Number two, the higher fiscal deficit picture because of the tax law, so that has raised this issue. It projects into 2019 as well. If we’re running big deficits, meaning the government has to sell bonds, well, bond prices might go down and yields might go up, so that’s number two.
Number three is I think that the Fed has a lot of confidence now in the continuing normalization. They started, the monetary base flattened out two years ago, and they have been raising rates and transmitting that, so why not continue? I think this Fed is very comfortable continuing that. You know, on the other side, everyone is saying, “Well, rates should correct or the yield curve’s flattening and that’s going to portend a recession.” And yes, there’s been a lot of chatter about that. But really despite positioning, rates have really stayed up there pretty high without a big correction so far this year. So that’s still our base case.

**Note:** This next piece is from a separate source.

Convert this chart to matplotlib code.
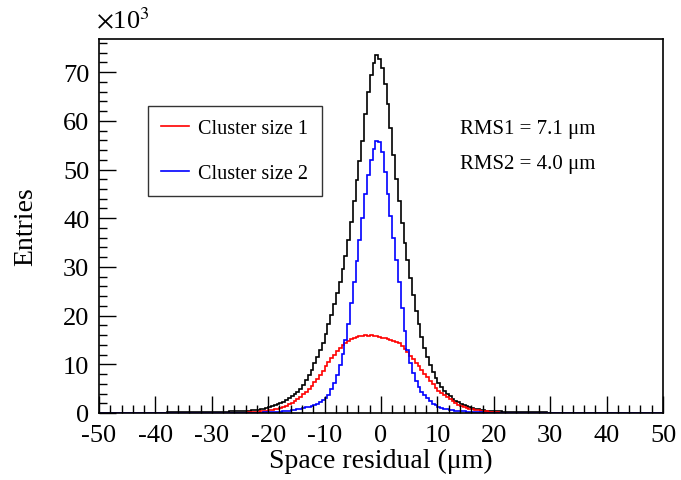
import numpy as np
import matplotlib
matplotlib.use('Agg')
import matplotlib.pyplot as plt
from matplotlib.ticker import MultipleLocator

plt.rcParams['font.family'] = ['Liberation Serif', 'DejaVu Serif']
plt.rcParams['mathtext.fontset'] = 'stix'
plt.rcParams['axes.unicode_minus'] = False

# bin edges of the shown window (0.5 um bins), counts in units of 10^3
window_lo, window_hi = -30.0, 30.0

total = [0.3, 0.3, 0.3, 0.3, 0.3, 0.3, 0.35, 0.35, 0.35, 0.4,
         0.4, 0.45, 0.5, 0.5, 0.6, 0.65, 0.7, 0.8, 0.9, 1.1,
         1.25, 1.4, 1.55, 1.75, 2.0, 2.3, 2.6, 3.0, 3.4, 3.9,
         4.4, 5.0, 5.8, 6.8, 7.8, 8.9, 10.2, 11.6, 12.9, 14.4,
         16.2, 18.2, 20.2, 22.4, 24.6, 27.0, 29.5, 32.3, 35.5, 39.2,
         43.5, 47.8, 51.8, 55.8, 61.5, 66.0, 69.5, 71.8, 73.5, 72.6,
         70.8, 67.5, 63.5, 58.5, 53.0, 48.0, 43.5, 39.0, 35.0, 31.5,
         27.8, 24.2, 21.0, 18.2, 15.6, 13.4, 11.4, 9.8, 8.4, 7.2,
         6.2, 5.3, 4.6, 4.0, 3.4, 2.9, 2.5, 2.2, 1.9, 1.6,
         1.4, 1.2, 1.0, 0.9, 0.75, 0.65, 0.55, 0.5, 0.45, 0.4,
         0.4, 0.35, 0.35, 0.3, 0.3, 0.3, 0.3, 0.25, 0.3, 0.25,
         0.25, 0.2, 0.25, 0.2, 0.2, 0.2, 0.15, 0.15, 0.15, 0.1]
# black tails outside the window: -38..-30 and 30..35
total_left_tail = [0.15, 0.2, 0.2, 0.2, 0.2, 0.25, 0.2, 0.25,
                   0.25, 0.2, 0.25, 0.3, 0.25, 0.3, 0.3, 0.3]
total_right_tail = [0.1, 0.1, 0.1, 0.05, 0.1, 0.05, 0.05, 0.05, 0.05, 0.05]

size1 = [0, 0, 0, 0, 0, 0, 0, 0, 0, 0.02,
         0.04, 0.06, 0.1, 0.15, 0.2, 0.25, 0.3, 0.35, 0.4, 0.48,
         0.56, 0.66, 0.78, 0.92, 1.08, 1.27, 1.5, 1.78, 2.1, 2.5,
         2.9, 3.35, 3.8, 4.35, 4.95, 5.6, 6.3, 7.0, 7.8, 8.7,
         9.6, 10.4, 11.2, 12.0, 12.7, 13.3, 13.9, 14.4, 14.8, 15.1,
         15.4, 15.6, 15.8, 15.9, 16.0, 15.9, 16.0, 15.9, 15.8, 15.7,
         15.5, 15.3, 15.2, 15.0, 14.8, 14.6, 14.3, 13.7, 13.1, 12.5,
         11.8, 11.1, 10.3, 9.6, 8.9, 8.1, 7.3, 6.6, 5.9, 5.2,
         4.6, 4.1, 3.6, 3.2, 2.8, 2.4, 2.0, 1.7, 1.5, 1.3,
         1.1, 0.9, 0.8, 0.7, 0.6, 0.5, 0.4, 0.35, 0.3, 0.25,
         0.2, 0.12, 0.06, 0.03, 0, 0, 0, 0, 0, 0,
         0, 0, 0, 0, 0, 0, 0, 0, 0, 0]

size2 = [0, 0, 0, 0, 0, 0, 0, 0, 0.02, 0.02,
         0.03, 0.03, 0.04, 0.05, 0.06, 0.07, 0.08, 0.1, 0.12, 0.14,
         0.16, 0.19, 0.22, 0.26, 0.3, 0.35, 0.42, 0.5, 0.6, 0.7,
         0.8, 0.9, 1.0, 1.15, 1.3, 1.45, 1.65, 1.9, 2.2, 2.6,
         3.1, 3.7, 4.9, 6.2, 7.8, 9.9, 12.2, 15.0, 18.3, 22.5,
         27.0, 31.2, 35.5, 40.0, 45.0, 48.8, 52.0, 54.2, 55.8, 55.6,
         53.5, 49.5, 45.0, 40.5, 36.0, 31.5, 27.0, 21.5, 16.8, 13.0,
         10.2, 8.2, 6.5, 5.3, 4.4, 3.7, 3.0, 2.4, 1.9, 1.6,
         1.3, 1.1, 0.9, 0.8, 0.7, 0.6, 0.5, 0.45, 0.4, 0.35,
         0.3, 0.25, 0.2, 0.18, 0.15, 0.12, 0.1, 0.08, 0.06, 0.05,
         0.04, 0.03, 0.03, 0.02, 0.02, 0.02, 0.01, 0.01, 0.01, 0,
         0, 0, 0, 0, 0, 0, 0, 0, 0, 0]

labels = ['Cluster size 1', 'Cluster size 2']
rms_text = ['RMS1 = 7.1 \u03bcm', 'RMS2 = 4.0 \u03bcm']


def full_range(vals, left=(), right=()):
    '''Pads a window of counts with zeros so it covers -50..50.'''
    out = np.zeros(200)
    start = int((window_lo + 50) / 0.5)
    out[start:start + len(vals)] = vals
    if len(left):
        out[start - len(left):start] = left
    if len(right):
        end = start + len(vals)
        out[end:end + len(right)] = right
    return out


edges = np.linspace(-50, 50, 201)

fig = plt.figure(figsize=(6.81, 4.81), dpi=100)
ax = fig.add_axes([0.1454, 0.1393, 0.8282, 0.7775])

ax.stairs(full_range(total, total_left_tail, total_right_tail), edges,
          color='black', lw=1.2)
ax.stairs(full_range(size1), edges, color='#ff0000', lw=1.2, label=labels[0])
ax.stairs(full_range(size2), edges, color='#0000ff', lw=1.2, label=labels[1])

ax.set_xlim(-50, 50)
ax.set_ylim(0, 76.8)
ax.xaxis.set_major_locator(MultipleLocator(10))
ax.xaxis.set_minor_locator(MultipleLocator(2))
ax.yaxis.set_major_locator(MultipleLocator(10))
ax.yaxis.set_minor_locator(MultipleLocator(2))
ax.tick_params(which='both', direction='in', top=False, right=False,
               labelsize=19, width=1.0)
ax.tick_params(axis='x', which='major', length=12, pad=8)
ax.tick_params(axis='y', which='major', length=12, pad=7)
ax.tick_params(which='minor', length=6)
for sp in ax.spines.values():
    sp.set_linewidth(1.2)

ax.set_xlabel('Space residual (\u03bcm)', fontsize=20, labelpad=1)
ax.set_ylabel('Entries', fontsize=20, labelpad=18)

fig.text(0.141, 0.928, r'$\times$10$^{3}$', fontsize=19, ha='left', va='bottom')

leg = ax.legend(loc='upper left', bbox_to_anchor=(0.087, 0.822),
                fontsize=14.5, frameon=True, fancybox=False, edgecolor='black',
                handlelength=1.4, handletextpad=0.45, borderpad=0.65,
                labelspacing=1.3, borderaxespad=0)
leg.get_frame().set_linewidth(1.0)

ax.text(0.64, 0.748, rms_text[0], transform=ax.transAxes, fontsize=15)
ax.text(0.64, 0.655, rms_text[1], transform=ax.transAxes, fontsize=15)

fig.savefig('out.png', dpi=100)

The yield curve has been getting flatter over the last couple of years. Usually, this trend suggests that the economy is headed toward a recession. However, this time around, that suggestion may be slightly misleading for a couple of reasons.

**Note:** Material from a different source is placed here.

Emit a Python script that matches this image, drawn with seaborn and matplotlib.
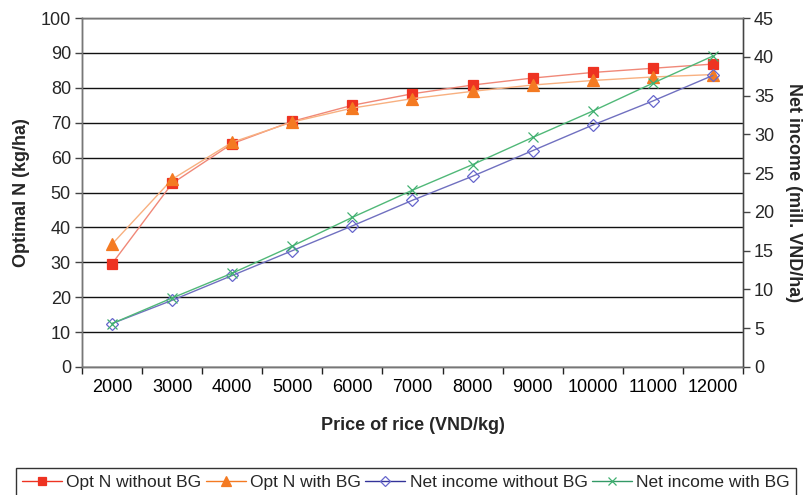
import matplotlib
matplotlib.use("Agg")
import matplotlib.pyplot as plt
from matplotlib.ticker import FixedLocator, NullFormatter
import seaborn as sns
import pandas as pd
import numpy as np

# Price of rice (VND/kg)
prices = [2000, 3000, 4000, 5000, 6000, 7000, 8000, 9000, 10000, 11000, 12000]
# Optimal N rate (kg/ha)
opt_n_without_bg = [29.6, 52.6, 64.0, 70.4, 75.0, 78.3, 80.8, 82.8, 84.4, 85.6, 86.8]
opt_n_with_bg = [35.2, 53.8, 64.4, 70.2, 74.2, 76.9, 79.0, 80.8, 82.1, 83.1, 83.8]
# Net income (mill. VND/ha)
income_without_bg = [5.6, 8.6, 11.8, 15.0, 18.2, 21.5, 24.6, 27.9, 31.2, 34.3, 37.6]
income_with_bg = [5.6, 8.9, 12.1, 15.6, 19.3, 22.8, 26.1, 29.6, 33.0, 36.6, 40.1]

labels = ["Opt N without BG", "Opt N with BG",
          "Net income without BG", "Net income with BG"]

pos = np.arange(len(prices))
df_n = pd.DataFrame({"pos": np.tile(pos, 2),
                     "value": opt_n_without_bg + opt_n_with_bg,
                     "series": [labels[0]] * len(pos) + [labels[1]] * len(pos)})
df_i = pd.DataFrame({"pos": np.tile(pos, 2),
                     "value": income_without_bg + income_with_bg,
                     "series": [labels[2]] * len(pos) + [labels[3]] * len(pos)})

sns.set_theme(style="white")
plt.rcParams["font.family"] = ["Liberation Sans", "DejaVu Sans"]

fig = plt.figure(figsize=(8.12, 4.95), dpi=100)
ax = fig.add_axes([0.101, 0.2586, 0.814, 0.705])
ax2 = ax.twinx()

line_styles = {
    labels[0]: dict(color="#F08878", mcolor="#EE3322", marker="s", ms=7, mfc="#EE3322"),
    labels[1]: dict(color="#F8B080", mcolor="#F47A22", marker="^", ms=8, mfc="#F47A22"),
    labels[2]: dict(color="#7070C0", mcolor="#6666CC", marker="D", ms=6, mfc="none"),
    labels[3]: dict(color="#50B878", mcolor="#40B070", marker="x", ms=7, mfc="#40B070"),
}

for a, df, names in [(ax, df_n, labels[:2]), (ax2, df_i, labels[2:])]:
    for name in names:
        st = line_styles[name]
        sub = df[df["series"] == name]
        sns.lineplot(data=sub, x="pos", y="value", ax=a, color=st["color"],
                     linewidth=1.0, marker=st["marker"], markersize=st["ms"],
                     markerfacecolor=st["mfc"], markeredgecolor=st["mcolor"],
                     markeredgewidth=0.9, legend=False)

# Legend handles drawn with the series colours
leg_colors = {labels[0]: "#EE3322", labels[1]: "#F47A22",
              labels[2]: "#333399", labels[3]: "#339966"}
handles = []
for name in labels:
    st = line_styles[name]
    h, = ax.plot([], [], color=leg_colors[name], linewidth=1.0, marker=st["marker"],
                 markersize=st["ms"] - 1, markerfacecolor=st["mfc"],
                 markeredgecolor=st["mcolor"], markeredgewidth=0.9)
    handles.append(h)

ax.set_xlim(-0.5, len(prices) - 0.5)
ax.set_ylim(0, 100)
ax2.set_ylim(0, 45)
ax.set_yticks(np.arange(0, 101, 10))
ax2.set_yticks(np.arange(0, 46, 5))
ax.set_xticks(pos)
ax.set_xticklabels([str(p) for p in prices])
ax.xaxis.set_minor_locator(FixedLocator(np.arange(-0.5, len(prices), 1.0)))
ax.xaxis.set_minor_formatter(NullFormatter())

ax.grid(axis="y", color="#111111", linewidth=1.0)
ax.set_axisbelow(True)
for a in (ax, ax2):
    for s in a.spines.values():
        s.set_color("#777777")
        s.set_linewidth(1.0)
ax2.spines["right"].set_color("#444444")
ax.spines["left"].set_color("#444444")
ax.spines["bottom"].set_color("#444444")

ax.tick_params(axis="x", which="major", length=0, pad=9, labelsize=13, colors="black")
ax.tick_params(axis="x", which="minor", length=5, width=1, direction="out", color="#222222")
ax.tick_params(axis="y", length=5, width=1, direction="out", labelsize=13, color="#444444", pad=3)
ax2.tick_params(axis="y", length=5, width=1, direction="out", labelsize=13, color="#444444", pad=3)
ax.tick_params(bottom=True, left=True, which="both")

ax.set_xlabel("Price of rice (VND/kg)", fontsize=13, fontweight="bold", labelpad=15)
ax.set_ylabel("Optimal N (kg/ha)", fontsize=13, fontweight="bold", labelpad=8)
ax2.set_ylabel("Net income (mill. VND/ha)", fontsize=13, fontweight="bold",
               rotation=270, labelpad=20)

leg = fig.legend(handles, labels, loc="lower center", ncol=4,
                 bbox_to_anchor=(0.5, -0.012), fontsize=12.5, frameon=True,
                 fancybox=False, edgecolor="black", handlelength=2.3,
                 handletextpad=0.25, columnspacing=0.25, borderpad=0.35,
                 borderaxespad=0.3)
leg.get_frame().set_linewidth(1.0)

fig.savefig("out.png", dpi=100)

Long-term Treasury (TLT) yields have been hammered down over the last ten years as a result of the Fed’s unprecedented quantitative easing programs, in which the Fed pumped money into the economy by buying long-term Treasury bonds. This move caused those bonds’ yields to decline, as the graph above shows.
Also, as the Fed hiked funds rates, short-term rates have risen over the last couple of years. The combination of the two factors has led to the flattening of the yield curve. So this time around, a flat yield curve may not necessarily mean a recession is coming.
Also, as the Fed continues to wind down its hefty balance sheet, long-term Treasury yields are likely to increase even further.